Computer programming is always evolving. Several years ago I encountered automated unit testing (i.e, the many Junit, CXXunit, etc. frameworks). Having a good test suite covering your back is confidence building. I started using it on CPIA (a re-implementation of PIA, the Platform for Internet Applications, a Java Web app framework, in C) about half way through. Translating Java to C can be a bit tedious, but after building some patterns, habits, and tools, it becomes rather straightforward. However, bugs, especially memory management bugs, can persist for months. Since I started writing tests half-way through, they tended to be added top-down, i.e., written for the newest code with additional tests for the older, lower level code written as problems were encountered and fixed. The experience convinced me further of the value of a good test suite.
Since then I have progressed to writing the code, testing it by hand, and then writing automatic tests.

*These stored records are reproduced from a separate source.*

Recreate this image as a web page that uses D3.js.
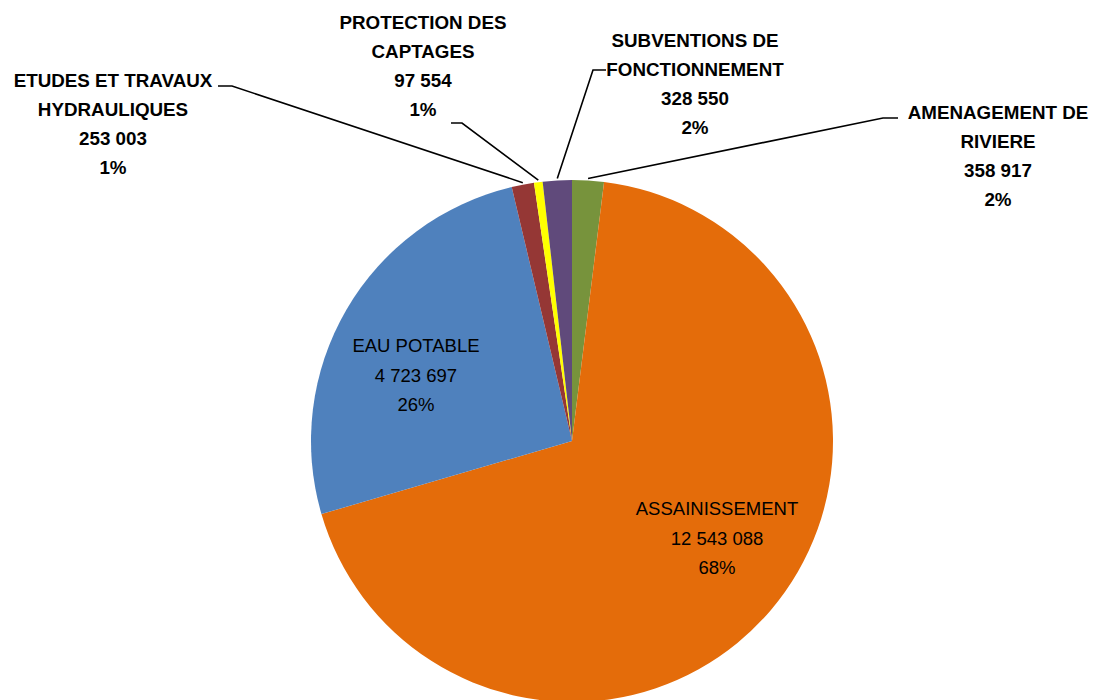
<!DOCTYPE html>
<html>
<head>
<meta charset="utf-8">
<script src="https://cdn.jsdelivr.net/npm/d3@7"></script>
<style>
  html, body { margin: 0; padding: 0; background: #ffffff; }
  svg { display: block; }
</style>
</head>
<body>
<svg id="chart" width="1101" height="700"></svg>
<script>
// ---- data ----
const categories = [
  "AMENAGEMENT DE RIVIERE",
  "ASSAINISSEMENT",
  "EAU POTABLE",
  "ETUDES ET TRAVAUX HYDRAULIQUES",
  "PROTECTION DES CAPTAGES",
  "SUBVENTIONS DE FONCTIONNEMENT"
];
const values = [358917, 12543088, 4723697, 253003, 97554, 328550];
const percentLabels = ["2%", "68%", "26%", "1%", "1%", "2%"];
const nameLines = [
  ["AMENAGEMENT DE", "RIVIERE"],
  ["ASSAINISSEMENT"],
  ["EAU POTABLE"],
  ["ETUDES ET TRAVAUX", "HYDRAULIQUES"],
  ["PROTECTION DES", "CAPTAGES"],
  ["SUBVENTIONS DE", "FONCTIONNEMENT"]
];
const colors = ["#77933C", "#E46C0A", "#4F81BD", "#953735", "#FFFF00", "#604A7B"];

// ---- layout ----
const cx = 572, cy = 441, R = 261;
const layout = [
  { x: 998, y: 112, bold: true,  leader: { x0: 883, x1: 898, y: 118, xs: 883 } },
  { x: 717, y: 509, bold: false, leader: null },
  { x: 416, y: 346, bold: false, leader: null },
  { x: 113, y: 80,  bold: true,  leader: { x0: 218, x1: 232, y: 86, xs: 232 } },
  { x: 423, y: 22,  bold: true,  leader: { x0: 451, x1: 462, y: 123, xs: 462 } },
  { x: 695, y: 40,  bold: true,  leader: { x0: 593, x1: 606, y: 70, xs: 593 } }
];
const lineH = 29.3;

const fmt = d3.formatLocale({ decimal: ",", thousands: " ", grouping: [3], currency: ["", ""] }).format(",d");

const svg = d3.select("#chart");
const g = svg.append("g").attr("transform", `translate(${cx},${cy})`);

const pie = d3.pie().sort(null).value(d => d)(values);
const arc = d3.arc().innerRadius(0).outerRadius(R);
const edgeArc = d3.arc().innerRadius(R).outerRadius(R);

g.selectAll("path.slice")
  .data(pie)
  .join("path")
  .attr("class", "slice")
  .attr("d", arc)
  .attr("fill", (d, i) => colors[i]);

// leader lines
pie.forEach((d, i) => {
  const L = layout[i].leader;
  if (!L) return;
  const [px, py] = edgeArc.centroid(d);
  svg.append("polyline")
    .attr("points", `${L.x0 === L.xs ? L.x1 : L.x0},${L.y} ${L.xs},${L.y} ${cx + px},${cy + py - 2}`)
    .attr("fill", "none")
    .attr("stroke", "#000")
    .attr("stroke-width", 1.6);
});

// labels
pie.forEach((d, i) => {
  const lay = layout[i];
  const lines = nameLines[i].concat([fmt(values[i]), percentLabels[i]]);
  const t = svg.append("text")
    .attr("text-anchor", "middle")
    .attr("font-family", "'Liberation Sans', Arial, sans-serif")
    .attr("font-size", lay.bold ? "18.8px" : "18.5px")
    .attr("font-weight", lay.bold ? "bold" : "normal")
    .attr("fill", "#000");
  lines.forEach((s, k) => {
    t.append("tspan")
      .attr("x", lay.x)
      .attr("y", lay.y + k * lineH)
      .attr("dy", "0.35em")
      .text(s);
  });
});
</script>
</body>
</html>
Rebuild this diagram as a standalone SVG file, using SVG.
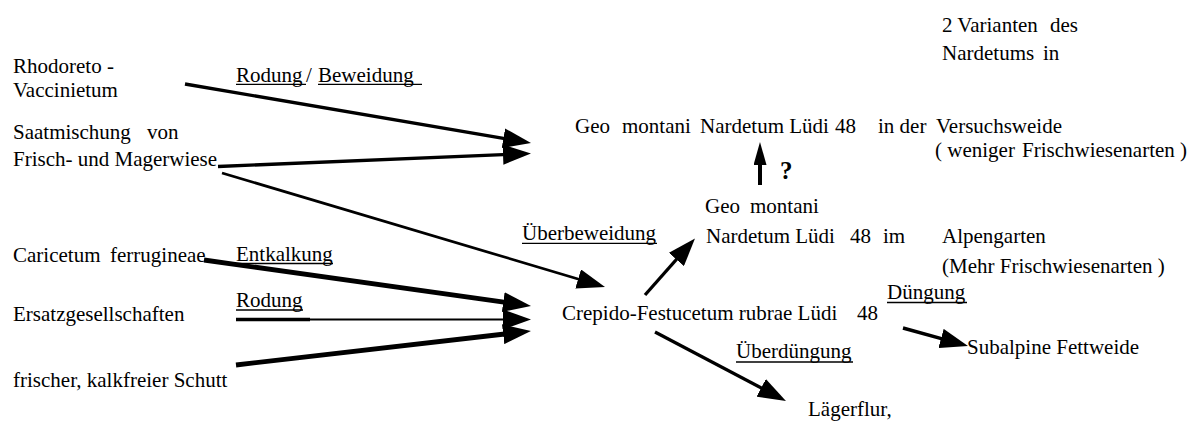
<svg xmlns="http://www.w3.org/2000/svg" width="1196" height="421" viewBox="0 0 1196 421">
  <style>
    text { font-family: 'Liberation Serif', 'Times New Roman', 'DejaVu Serif', serif; font-size: 21px; fill: #000; }
    .q { font-weight: bold; font-size: 25px; }
    .ul { stroke: #000; stroke-width: 1.3; fill: none; }
    .edge { stroke: #000; fill: none; stroke-linecap: butt; marker-end: url(#head); }
    .up { stroke: #000; fill: none; stroke-width: 4; marker-end: url(#headUp); }
  </style>
  <defs>
    <marker id="head" viewBox="0 0 28 20" refX="6" refY="10" markerWidth="28" markerHeight="20" markerUnits="userSpaceOnUse" orient="auto">
      <path d="M0,0 L28,10 L0,20 Z" fill="#000"/>
    </marker>
    <marker id="headUp" viewBox="0 0 23 13" refX="4" refY="6.5" markerWidth="23" markerHeight="13" markerUnits="userSpaceOnUse" orient="auto">
      <path d="M0,0 L23,6.5 L0,13 Z" fill="#000"/>
    </marker>
  </defs>

  <rect width="1196" height="421" fill="#fff"/>

  <g font-family="Liberation Serif, Times New Roman, DejaVu Serif, serif" font-size="21">
  <!-- source communities -->
  <g id="n-rhodoreto">
    <text x="13" y="73">Rhodoreto -</text>
    <text x="13" y="97">Vaccinietum</text>
  </g>
  <g id="n-saatmischung">
    <text x="13" y="139">Saatmischung</text>
    <text x="147" y="139">von</text>
    <text x="13" y="166">Frisch- und Magerwiese</text>
  </g>
  <g id="n-caricetum">
    <text x="13" y="262">Caricetum</text>
    <text x="110" y="262">ferrugineae</text>
  </g>
  <g id="n-ersatz">
    <text x="13" y="321">Ersatzgesellschaften</text>
  </g>
  <g id="n-schutt">
    <text x="13" y="387">frischer, kalkfreier Schutt</text>
  </g>

  <!-- central and resulting communities -->
  <g id="n-geo-versuchsweide">
    <text x="575" y="133">Geo</text>
    <text x="622" y="133">montani</text>
    <text x="700" y="133">Nardetum Lüdi</text>
    <text x="835" y="133">48</text>
    <text x="878" y="133">in der</text>
    <text x="936" y="133">Versuchsweide</text>
    <text x="935" y="157">( weniger</text>
    <text x="1022" y="157">Frischwiesenarten )</text>
  </g>
  <g id="n-varianten">
    <text x="942" y="32">2 Varianten</text>
    <text x="1050" y="32">des</text>
    <text x="942" y="60">Nardetums</text>
    <text x="1043" y="60">in</text>
  </g>
  <g id="n-geo-alpengarten">
    <text x="705" y="213">Geo</text>
    <text x="750" y="213">montani</text>
    <text x="706" y="243">Nardetum Lüdi</text>
    <text x="850" y="243">48</text>
    <text x="883" y="243">im</text>
    <text x="942" y="243">Alpengarten</text>
    <text x="942" y="273">(Mehr Frischwiesenarten )</text>
  </g>
  <g id="n-crepido">
    <text x="562" y="320">Crepido-Festucetum rubrae Lüdi</text>
    <text x="857" y="320">48</text>
  </g>
  <g id="n-fettweide">
    <text x="967" y="354">Subalpine Fettweide</text>
  </g>
  <g id="n-laegerflur">
    <text x="808" y="416">Lägerflur,</text>
  </g>

  <!-- process labels -->
  <g id="labels">
    <text x="236" y="81.5">Rodung</text>
    <text x="306" y="81.5">/</text>
    <text x="318" y="81.5">Beweidung</text>
    <line class="ul" x1="236" y1="84.3" x2="306" y2="84.3"/>
    <line class="ul" x1="318" y1="84.3" x2="422" y2="84.3"/>

    <text x="236" y="260.5">Entkalkung</text>
    <line class="ul" x1="236" y1="263.5" x2="333" y2="263.5"/>

    <text x="236" y="307">Rodung</text>
    <line class="ul" x1="236" y1="310" x2="303" y2="310"/>

    <text x="522" y="240">Überbeweidung</text>
    <line class="ul" x1="522" y1="243.3" x2="657" y2="243.3"/>

    <text x="887" y="298.5">Düngung</text>
    <line class="ul" x1="887" y1="302.5" x2="967" y2="302.5"/>

    <text x="736" y="358">Überdüngung</text>
    <line class="ul" x1="736" y1="362" x2="853" y2="362"/>

    <text class="q" x="780" y="179" font-weight="bold" font-size="25">?</text>
  </g>
  </g>

  <!-- connectors -->
  <g id="connectors">
    <line class="edge" x1="185" y1="84" x2="509.3" y2="139.3" stroke-width="3.3"/>
    <line class="edge" x1="218" y1="166.5" x2="509" y2="154.4" stroke-width="3.3"/>
    <line class="edge" x1="222" y1="173" x2="583.9" y2="280.7" stroke-width="2.7"/>
    <line class="edge" x1="204" y1="260" x2="509.2" y2="302.9" stroke-width="4.8"/>
    <line x1="236" y1="319.5" x2="310" y2="319.5" stroke="#000" stroke-width="3.4"/>
    <line class="edge" x1="236" y1="319.5" x2="509" y2="319.5" stroke-width="2"/>
    <line class="edge" x1="236" y1="365" x2="509.1" y2="333.5" stroke-width="4.8"/>
    <line class="edge" x1="645" y1="295" x2="680.4" y2="255" stroke-width="3.3"/>
    <line class="up" x1="760" y1="185" x2="760" y2="161"/>
    <line class="edge" x1="655" y1="332" x2="766.5" y2="390.7" stroke-width="3.3"/>
    <line class="edge" x1="903" y1="328" x2="946.8" y2="340.1" stroke-width="3.5"/>
  </g>
</svg>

Test-Driven Development (TDD) turns the order around: write the tests, run them (failure expected), then write the minimum code necessary to pass the test. Then write more tests and repeat until done. It is a hard habit to develop, but I am beginning to see the value of writing the tests first. One reason is if it passes on the first try, then something’s wrong! Either one of your colleagues has already done the work, the test framework (or your understanding of it) is broken, or you aren’t testing what you think you are. (Quis custodiet ipsos custodes?, roughly, who guards the guardians?) If your tests always pass, your confidence that your back is covered may be rudely shattered.
Behavior Driven-Development (BDD) is sort of TDD with the push of “you should” replaced by the pull of “I expect the code to behave like this”.
To illustrate, in an application I am currently writing (TagFlow, coming to a RubyForge near you soon), in the list of tasks, the task description is shortened to just a single line. In the task’s page, the full description is displayed. Recently when cleaning up code, I inadvertently shortened all descriptions in a misguided attempt clean up the API. (The same template is used for both versions of task, I just missed that the description as well as the complete task object was passed to the template because the description may have been shortened by a higher-level template).
I fixed it, added some comments to explain the more complex API, and pondered whether to write some tests. It looked like they would be a pain to write and brittle. Maybe more trouble than they are worth. I wasn’t likely to make that mistake again, was I?
However, from the BDD perspective, my course is clear. I should have an executable specification of how I expect the application to behave, even before coding it. Focus on what first, then work on how. So I am off to write a behavior specification using Rspec that indicates to a human reader the expected behavior and also tests for that behavior.